The law covering licence or registration plates for agricultural machinery can be pretty baffling. So here are five answers to common questions.
How many licence plates do you need on a tractor?
According to the small print in the regs, you need to have one on both sides at the front of the tractor, as well as at the back of the cab. However, almost all tractors just have a rear one, which suggests that there is something of gap out there between theory and practice.
Do the plates on the tractor and trailer need to match?
If the machine is towing a trailer then the plate fixed to the trailer can display another number plate of any other agricultural machine as long as it is registered to the keeper of the towing vehicle.
What’s the situation with pickup trucks and 4x4s?

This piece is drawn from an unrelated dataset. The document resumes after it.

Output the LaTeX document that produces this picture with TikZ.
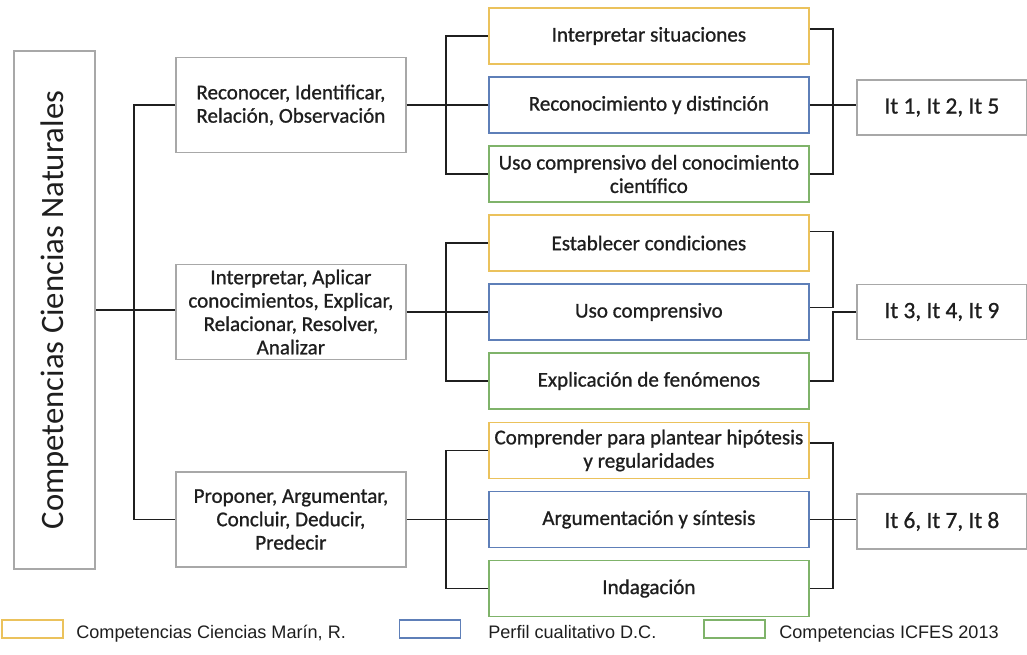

Clearly, you need a licence plate front and rear for these vehicles. Also, any 4×4 vehicle with full road tax towing a trailer must have the same licence plate on number plate of the towing vehicle.
Many farm businesses have more than one road-taxed vehicle that is used for towing so you need to be alert.
What about maximum speeds?
Doublecab pickups are now very popular on farms and almost certainly outnumber singlecab types. However the exact status of these vehicles has always been a bit murky.
Normally they’re classified as a dual-purpose vehicle with the same top speed as a car. However quite a few farmers have been stopped by police who say they should be driven at a lower speed limit.
The NFU points out that there is no specific definition in the legislation of a dual purpose vehicle which weighs between 2,040kg and 3,005kg unladen weight. So vehicles that don’t come into this category may fall into the light goods class of vehicle.
So where’s the problem?
Light goods vehicles can only legally drive at 50mph on single carriageways and 60mph on dual carriageways. If you are towing a trailer, the limit for motorways drops to 60mph. Bear that in mind when you spot a police car behind you.